Das plot hole um das CDC könnte noch weiter diskutiert werden, aber einen in sich schlüssigen Abschluss findet es damit nicht. Die Verantwortlichen der Serie bezeichneten die entsprechende Folge späterhin als Fehler, mochten sie nicht und ignorierten künftig schlicht ihre Inhalte. Damit blieb es bei dem Handlungsfehler. In der Serie sollte dieses plot hole noch etliche Leben kosten und die großflächige Unwissenheit über die Hintergründe der Walker unangetastet lassen. Die Antwort auf alles wird einfach ignoriert.

Offene Restfragen

Neben den drei diskutierten plot holes kommen in The Walking Dead noch einige weitere nie geklärte Logikfehler auf, die zwar nicht aus der Handlung selbst begründet sind, aber trotzdem erhebliche Fragezeichen aufwerfen. Das betrifft mitunter ganz wesentliche Fragen des Alltags. Warum beispielsweise wird in keinem der gewählten Zufluchtsorte – von der Farm über das Gefängnis bis zu Alexandria und etlichen weiteren – ein simpler Graben um die Außengrenze gezogen? Streunende Walker würden hineinfallen, nicht mehr herauskommen, könnten gefahrlos ausgedünnt und verbrannt werden.
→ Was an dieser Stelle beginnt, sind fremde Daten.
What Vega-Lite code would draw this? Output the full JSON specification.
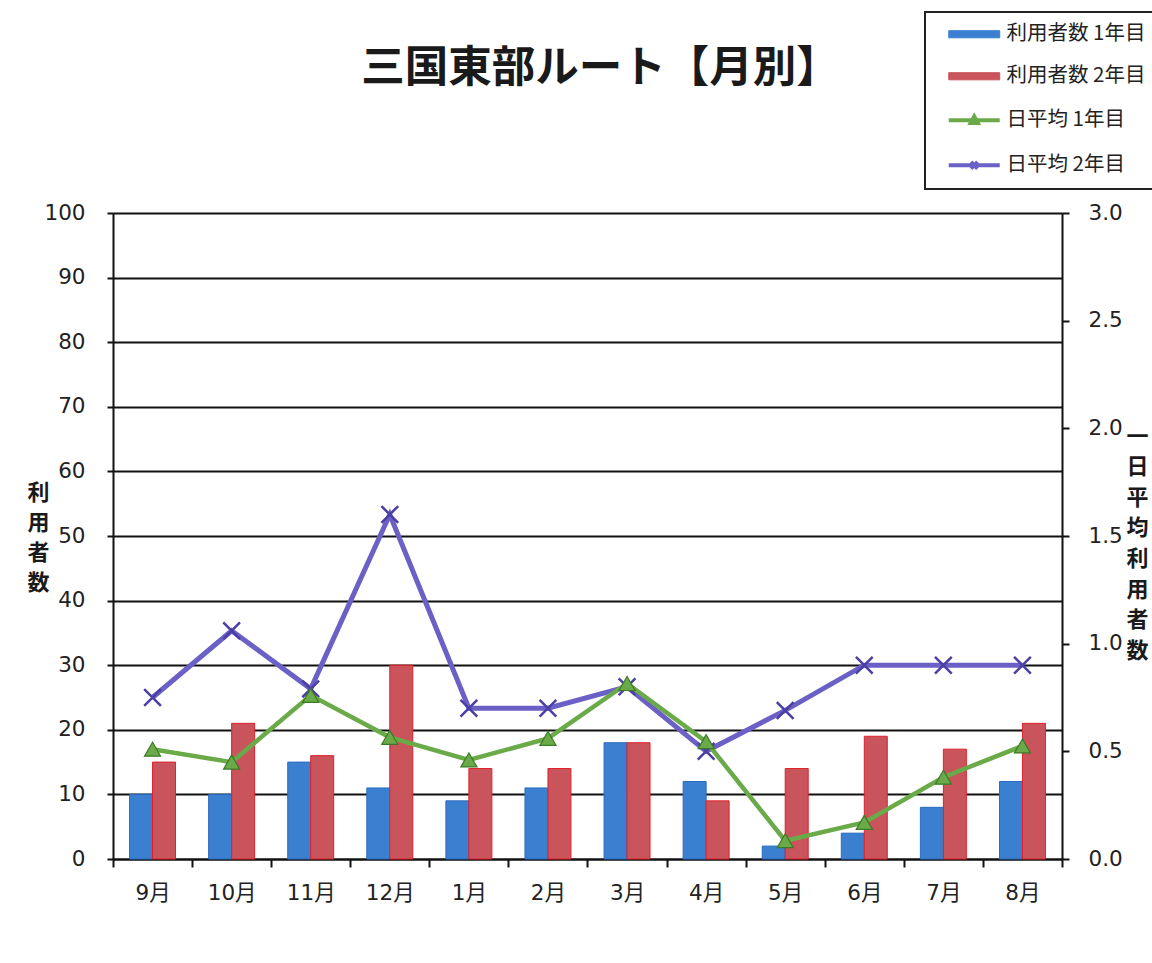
{
  "$schema": "https://vega.github.io/schema/vega-lite/v6.json",
  "width": 949,
  "height": 646,
  "autosize": {"type": "none"},
  "padding": {"left": 113, "top": 213, "right": 90, "bottom": 104},
  "background": "white",
  "config": {"view": {"stroke": null}, "font": "Noto Sans CJK JP"},
  "title": {
    "text": "三国東部ルート【月別】",
    "anchor": "middle",
    "fontSize": 43.5,
    "fontWeight": "bold",
    "font": "Noto Sans CJK JP",
    "color": "#1a1a1a",
    "offset": 0,
    "dy": 80,
    "dx": 13
  },
  "datasets": {
    "bars": [
      {"month": "9月", "series": "利用者数 1年目", "value": 10},
      {"month": "9月", "series": "利用者数 2年目", "value": 15},
      {"month": "10月", "series": "利用者数 1年目", "value": 10},
      {"month": "10月", "series": "利用者数 2年目", "value": 21},
      {"month": "11月", "series": "利用者数 1年目", "value": 15},
      {"month": "11月", "series": "利用者数 2年目", "value": 16},
      {"month": "12月", "series": "利用者数 1年目", "value": 11},
      {"month": "12月", "series": "利用者数 2年目", "value": 30},
      {"month": "1月", "series": "利用者数 1年目", "value": 9},
      {"month": "1月", "series": "利用者数 2年目", "value": 14},
      {"month": "2月", "series": "利用者数 1年目", "value": 11},
      {"month": "2月", "series": "利用者数 2年目", "value": 14},
      {"month": "3月", "series": "利用者数 1年目", "value": 18},
      {"month": "3月", "series": "利用者数 2年目", "value": 18},
      {"month": "4月", "series": "利用者数 1年目", "value": 12},
      {"month": "4月", "series": "利用者数 2年目", "value": 9},
      {"month": "5月", "series": "利用者数 1年目", "value": 2},
      {"month": "5月", "series": "利用者数 2年目", "value": 14},
      {"month": "6月", "series": "利用者数 1年目", "value": 4},
      {"month": "6月", "series": "利用者数 2年目", "value": 19},
      {"month": "7月", "series": "利用者数 1年目", "value": 8},
      {"month": "7月", "series": "利用者数 2年目", "value": 17},
      {"month": "8月", "series": "利用者数 1年目", "value": 12},
      {"month": "8月", "series": "利用者数 2年目", "value": 21}
    ],
    "lines": [
      {"month": "9月", "series": "日平均 1年目", "value": 0.51},
      {"month": "10月", "series": "日平均 1年目", "value": 0.45},
      {"month": "11月", "series": "日平均 1年目", "value": 0.76},
      {"month": "12月", "series": "日平均 1年目", "value": 0.565},
      {"month": "1月", "series": "日平均 1年目", "value": 0.46},
      {"month": "2月", "series": "日平均 1年目", "value": 0.56},
      {"month": "3月", "series": "日平均 1年目", "value": 0.815},
      {"month": "4月", "series": "日平均 1年目", "value": 0.545},
      {"month": "5月", "series": "日平均 1年目", "value": 0.085},
      {"month": "6月", "series": "日平均 1年目", "value": 0.17},
      {"month": "7月", "series": "日平均 1年目", "value": 0.38},
      {"month": "8月", "series": "日平均 1年目", "value": 0.525},
      {"month": "9月", "series": "日平均 2年目", "value": 0.75},
      {"month": "10月", "series": "日平均 2年目", "value": 1.06},
      {"month": "11月", "series": "日平均 2年目", "value": 0.79},
      {"month": "12月", "series": "日平均 2年目", "value": 1.6},
      {"month": "1月", "series": "日平均 2年目", "value": 0.7},
      {"month": "2月", "series": "日平均 2年目", "value": 0.7},
      {"month": "3月", "series": "日平均 2年目", "value": 0.8},
      {"month": "4月", "series": "日平均 2年目", "value": 0.5},
      {"month": "5月", "series": "日平均 2年目", "value": 0.69},
      {"month": "6月", "series": "日平均 2年目", "value": 0.9},
      {"month": "7月", "series": "日平均 2年目", "value": 0.9},
      {"month": "8月", "series": "日平均 2年目", "value": 0.9}
    ]
  },
  "layer": [
    {
      "data": {"name": "bars"},
      "mark": {"type": "bar", "strokeWidth": 1},
      "encoding": {
        "x": {
          "field": "month",
          "type": "nominal",
          "sort": ["9月", "10月", "11月", "12月", "1月", "2月", "3月", "4月", "5月", "6月", "7月", "8月"],
          "scale": {"paddingInner": 0, "paddingOuter": 0},
          "axis": {
            "title": null,
            "labelAngle": 0,
            "labelFontSize": 21.5,
            "labelFont": "DejaVu Sans, Noto Sans CJK JP",
            "labelColor": "#222",
            "labelPadding": 15,
            "tickBand": "extent",
            "tickSize": 8,
            "tickColor": "#111",
            "tickWidth": 2,
            "domainColor": "#111",
            "domainWidth": 2,
            "grid": false
          }
        },
        "xOffset": {"field": "series", "scale": {"paddingOuter": 0.72}},
        "y": {
          "field": "value",
          "type": "quantitative",
          "scale": {"domain": [0, 100]},
          "axis": {
            "values": [0, 10, 20, 30, 40, 50, 60, 70, 80, 90, 100],
            "grid": true,
            "gridColor": "#111",
            "gridWidth": 2,
            "gridOpacity": 1,
            "domainColor": "#111",
            "domainWidth": 2,
            "tickColor": "#111",
            "tickWidth": 2,
            "tickSize": 6,
            "labelFontSize": 21.5,
            "labelFont": "DejaVu Sans",
            "labelColor": "#222",
            "labelPadding": 22,
            "title": ["利", "用", "者", "数"],
            "titleAngle": 0,
            "titleFontSize": 22,
            "titleFontWeight": "bold",
            "titleFont": "Noto Sans CJK JP",
            "titleColor": "#1a1a1a",
            "titleLineHeight": 30,
            "titleAlign": "center",
            "titleBaseline": "top",
            "titleX": -75,
            "titleY": 269
          }
        },
        "color": {
          "field": "series",
          "type": "nominal",
          "scale": {
            "domain": ["利用者数 1年目", "利用者数 2年目", "日平均 1年目", "日平均 2年目"],
            "range": ["#3b80d0", "#c9545b", "#6aaa48", "#6a60c6"]
          },
          "legend": {
            "title": null,
            "orient": "none",
            "legendX": 812,
            "legendY": -201,
            "direction": "vertical",
            "fillColor": "white",
            "strokeColor": "#222",
            "padding": 12,
            "rowPadding": 21,
            "labelFontSize": 20.5,
            "labelFont": "Noto Sans CJK JP",
            "labelColor": "#222",
            "symbolOffset": 27,
            "labelOffset": 22,
            "labelLimit": 300,
            "symbolSize": 2600,
            "encode": {
              "legend": {"update": {"strokeWidth": {"value": 2}}},
              "symbols": {
                "update": {
                  "shape": {"signal": "datum.value === '日平均 1年目' ? 'M-1,0H1M-0.14,0.11L0,-0.15L0.14,0.11Z' : datum.value === '日平均 2年目' ? 'M-1,0H1M-0.13,-0.13L0.13,0.13M-0.13,0.13L0.13,-0.13' : 'M-1,-0.14H1V0.14H-1Z'"},
                  "fill": {"scale": "color", "field": "value"},
                  "stroke": {"scale": "color", "field": "value"},
                  "strokeWidth": {"signal": "datum.value === '日平均 1年目' || datum.value === '日平均 2年目' ? 4 : 1"},
                  "opacity": {"value": 1},
                  "fillOpacity": {"value": 1}
                }
              }
            }
          }
        },
        "stroke": {
          "field": "series",
          "type": "nominal",
          "scale": {"domain": ["利用者数 1年目", "利用者数 2年目"], "range": ["#2a6bbd", "#e0212b"]},
          "legend": null
        }
      }
    },
    {
      "data": {"name": "lines"},
      "encoding": {
        "x": {"field": "month", "type": "nominal", "sort": ["9月", "10月", "11月", "12月", "1月", "2月", "3月", "4月", "5月", "6月", "7月", "8月"]},
        "y": {
          "field": "value",
          "type": "quantitative",
          "scale": {"domain": [0, 3]},
          "axis": {
            "orient": "right",
            "values": [0, 0.5, 1, 1.5, 2, 2.5, 3],
            "format": ".1f",
            "grid": false,
            "domainColor": "#111",
            "domainWidth": 2,
            "tickColor": "#111",
            "tickWidth": 2,
            "tickSize": 7,
            "labelFontSize": 21.5,
            "labelFont": "DejaVu Sans",
            "labelColor": "#222",
            "labelPadding": 19,
            "title": ["一", "日", "平", "均", "利", "用", "者", "数"],
            "titleAngle": 0,
            "titleFontSize": 22,
            "titleFontWeight": "bold",
            "titleFont": "Noto Sans CJK JP",
            "titleColor": "#1a1a1a",
            "titleLineHeight": 30.6,
            "titleAlign": "center",
            "titleBaseline": "top",
            "titleX": 75,
            "titleY": 213
          }
        }
      },
      "layer": [
        {
          "transform": [{"filter": "datum.series === '日平均 2年目'"}],
          "mark": {"type": "line", "strokeWidth": 5},
          "encoding": {"color": {"field": "series", "type": "nominal"}}
        },
        {
          "transform": [{"filter": "datum.series === '日平均 2年目'"}],
          "mark": {"type": "point", "shape": "M-1,-1L1,1M-1,1L1,-1", "filled": false, "size": 280, "stroke": "#4a3fa3", "strokeWidth": 2.5, "opacity": 1}
        },
        {
          "transform": [{"filter": "datum.series === '日平均 1年目'"}],
          "mark": {"type": "line", "strokeWidth": 4.5},
          "encoding": {"color": {"field": "series", "type": "nominal"}}
        },
        {
          "transform": [{"filter": "datum.series === '日平均 1年目'"}],
          "mark": {"type": "point", "shape": "triangle-up", "filled": true, "size": 260, "fill": "#6aaa48", "stroke": "#3d7a28", "strokeWidth": 1.2, "opacity": 1}
        }
      ]
    }
  ],
  "resolve": {"scale": {"y": "independent"}}
}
Stattdessen lebt man auf der Farm offenen Feldes, wo man von der Walker-Herde völlig überraschend attackiert wird und drei der 16 Personen versterben. Beim Gefängnis verlässt man sich auf die alten Zäune, die von Walkern immer mehr eingedrückt werden, bis sie zusammenklappen. In Alexandria begnügt man sich mit gestützten Wellblechwänden, auf die nur ein Baum umstürzen musste, um die Stadtmauer einzureißen. Selbst auf den ersten Blick sicher erscheinende Schutzwälle wie die Mauern in Hilltop aus Baumstämmen sind bei näherem Hinsehen fragwürdig. Es verwundert nicht, dass die verfeindeten Whisperer sie innerhalb einer einzigen Nacht komplett niederbrennen können. Die Beispiele ließen sich fortführen. Das gilt auch für weitere ungeklärte Logikfehler der Serie.

Ein Mann mit roten Haaren und schwarzer Jacke blickt auf einen hohen massiven Holzzaun. Er trägt ein Gewehr über seiner Schulter.
S 6 F 11, 20:55
© AMC Networks

Ausblick

Je länger eine Serie Bestand hat, umso mehr plot holes wird sie aufweisen. Nur sehr wenige Serien entkommen diesem Schicksal, darunter etwa Breaking Bad. Bei The Walking Dead sind es auch nur drei grundlegende Logikfehler – bei insgesamt elf Staffeln und 177 Folgen ein starkes Ergebnis. Und ganz offensichtlich zieht es die Zuschauer trotz dieser drei Widersprüche en masse vor den Bildschirm. Aktuell sechs Ableger und diverse Webserien sprechen für sich.